6’7 ’22 Jeremy Gregory (Team Charlotte)

There are a lot of consistent post players in the gym, and Gregory is definitely among the top. He’s long, sturdy, and understands how to generate space/positioning on the block—where he’s reliable at finishing with either hand. Gregory also rebounds the ball at a strong rate and utilizes his body effectively to defend opponents in the post. He’s shown the ability to secure and capitalize on second-chance opportunities with relative ease. Gregory is extremely difficult to stop on the block, especially when given time and space. 

6’0 ’22 Mustapha Shah (Sheed Wallace Select)

Quite possibly the best defender in the state, Shah always seems to impress with his tough, rugged, defensive-minded approach. He truly doesn’t even need to touch the ball on offense to make a lasting impact. Shah’s combination of strength, quickness, and sharp anticipation easily separates him from other quality defenders. He’s arguably defends at the highest possible level, so everything he provides offensively is just an added bonus. 

6’3 ’21 David McCallum (NC Wildcats)

Despite a very balanced effort as a team, McCallum consistently found ways to stand out as a leader for this group. Since the departure of Lureon Walker, he’s able to regularly burden the offensive load as an all-around scoring option. McCallum is pretty skilled and physical, which allows him to make an abundance of plays within the flow of the action. 

6’0 ’22 Leroy Hamilton (Team Push)

Although this roster is loaded with talented guards, Hamilton seemed to have no issue asserting himself on either end of the floor. He’s tough, active, and able to consistently outwork his assignment in all facets of the game. Hamilton is a rugged defender with the ability to mirror his opponent, eliminate operating space, and force turnovers at a strong rate. He also displays feel and the tools to score from all levels. 

5’11 ’23 Trey Green (Team Charlotte)

It’s easy to see why Green is so highly regarded amongst national media outlets, especially after this showing. He’s slightly undersized but it really doesn’t matter, as he seems to outwork and outproduce every opposing floor general in his path. Green is a smart, tough point guard prospect with an excellent balance between playmaking and three-level scoring. He plays with phenomenal pace at all times, and understands how to utilize his crafty ball-handling to generate opportunities for himself and other. 
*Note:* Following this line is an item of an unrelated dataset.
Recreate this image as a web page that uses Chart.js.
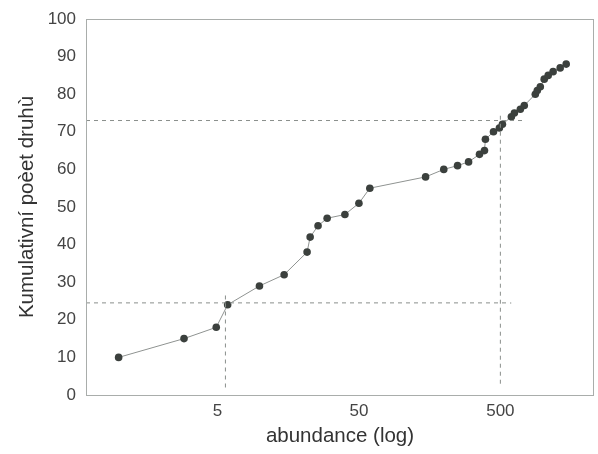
<!DOCTYPE html>
<html lang="cs">
<head>
  <meta charset="UTF-8">
  <title>Kumulativní počet druhů</title>
  <script src="https://cdn.jsdelivr.net/npm/chart.js"></script>
  <style>
    html, body { margin: 0; padding: 0; background: #fff; }
    #wrap { width: 598px; height: 454px; }
  </style>
</head>
<body>
  <div id="wrap">
    <canvas id="curve" width="598" height="454"></canvas>
  </div>
  <script>
    // abundance (x, log scale) and cumulative number of species (y)
    const abundance = [1, 2.9, 4.9, 5.9, 9.9, 14.8, 21.5, 22.6, 25.7, 29.8, 39.8, 50, 59.7,
      148, 199, 249, 298, 356, 386, 392, 447, 492, 517, 598, 628, 692, 738,
      883, 912, 958, 1021, 1089, 1180, 1324, 1460];
    const cumSpecies = [10, 15, 18, 24, 29, 32, 38, 42, 45, 47, 48, 51, 55,
      58, 60, 61, 62, 64, 65, 68, 70, 71, 72, 74, 75, 76, 77,
      80, 81, 82, 84, 85, 86, 87, 88];

    // dashed guide lines
    const guideLow = [{x: 0.588, y: 24.5}, {x: 597, y: 24.5}];
    const guideHigh = [{x: 0.588, y: 73}, {x: 726, y: 73}];
    const guideV1 = [{x: 5.69, y: 2}, {x: 5.69, y: 27}];
    const guideV2 = [{x: 500, y: 3}, {x: 500, y: 75}];

    const xTicks = [5, 50, 500];
    const yTicks = [0, 10, 20, 30, 40, 50, 60, 70, 80, 90, 100];

    const points = abundance.map((a, i) => ({x: a, y: cumSpecies[i]}));

    const dashStyle = {
      borderColor: '#8a8f8c',
      borderWidth: 1,
      borderDash: [4, 4],
      pointRadius: 0,
      fill: false,
      showLine: true
    };

    // box around the plot area
    const frame = {
      id: 'frame',
      afterDraw(chart) {
        const a = chart.chartArea;
        const c = chart.ctx;
        c.save();
        c.strokeStyle = '#a9adab';
        c.lineWidth = 1;
        c.strokeRect(a.left + 0.5, a.top + 0.5, a.right - a.left - 1, a.bottom - a.top);
        c.restore();
      }
    };

    new Chart(document.getElementById('curve').getContext('2d'), {
      type: 'scatter',
      data: {
        datasets: [
          {...dashStyle, data: guideLow},
          {...dashStyle, data: guideHigh},
          {...dashStyle, data: guideV1},
          {...dashStyle, data: guideV2},
          {
            data: points,
            showLine: true,
            borderColor: '#8f9391',
            borderWidth: 1,
            pointRadius: 3.8,
            pointBackgroundColor: '#3b403d',
            pointBorderColor: '#3b403d',
            pointBorderWidth: 0
          }
        ]
      },
      options: {
        responsive: false,
        animation: false,
        layout: { padding: { top: 19, right: 2, left: 0, bottom: 0 } },
        plugins: { legend: { display: false }, tooltip: { enabled: false } },
        scales: {
          x: {
            type: 'logarithmic',
            min: 0.588,
            max: 2296,
            grid: { display: false, tickLength: 4 },
            border: { display: false },
            afterBuildTicks: s => { s.ticks = xTicks.map(v => ({value: v})); },
            afterFit: s => { s.height = 59; },
            ticks: {
              color: '#444',
              font: { family: 'Liberation Sans', size: 17 },
              padding: 2,
              maxRotation: 0,
              callback: v => String(v)
            },
            title: {
              display: true,
              text: 'abundance (log)',
              color: '#333',
              font: { family: 'Liberation Sans', size: 20.5 },
              padding: { top: 4, bottom: 5 }
            }
          },
          y: {
            min: 0,
            max: 100,
            grid: { display: false, tickLength: 4 },
            border: { display: false },
            afterBuildTicks: s => { s.ticks = yTicks.map(v => ({value: v})); },
            afterFit: s => { s.width = 86; },
            ticks: {
              color: '#444',
              font: { family: 'Liberation Sans', size: 17 },
              padding: 6
            },
            title: {
              display: true,
              text: 'Kumulativní poèet druhù',
              color: '#333',
              font: { family: 'Liberation Sans', size: 20.5 },
              padding: { top: 15, bottom: 4 }
            }
          }
        }
      },
      plugins: [frame]
    });
  </script>
</body>
</html>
6’7 ’23 Matai Baptiste (Vaughn)

The Vaughn Panthers were easily among the more intriguing squads on display, and Baptiste was a massive part of their overall appeal. At 6-foot-7, he showcases an impressive amount of skill and offensive polish for his size. Baptiste handles the ball, sets up others, and scores in a variety of different ways. He moves well for his size and highlights useful versatility on both ends of the floor.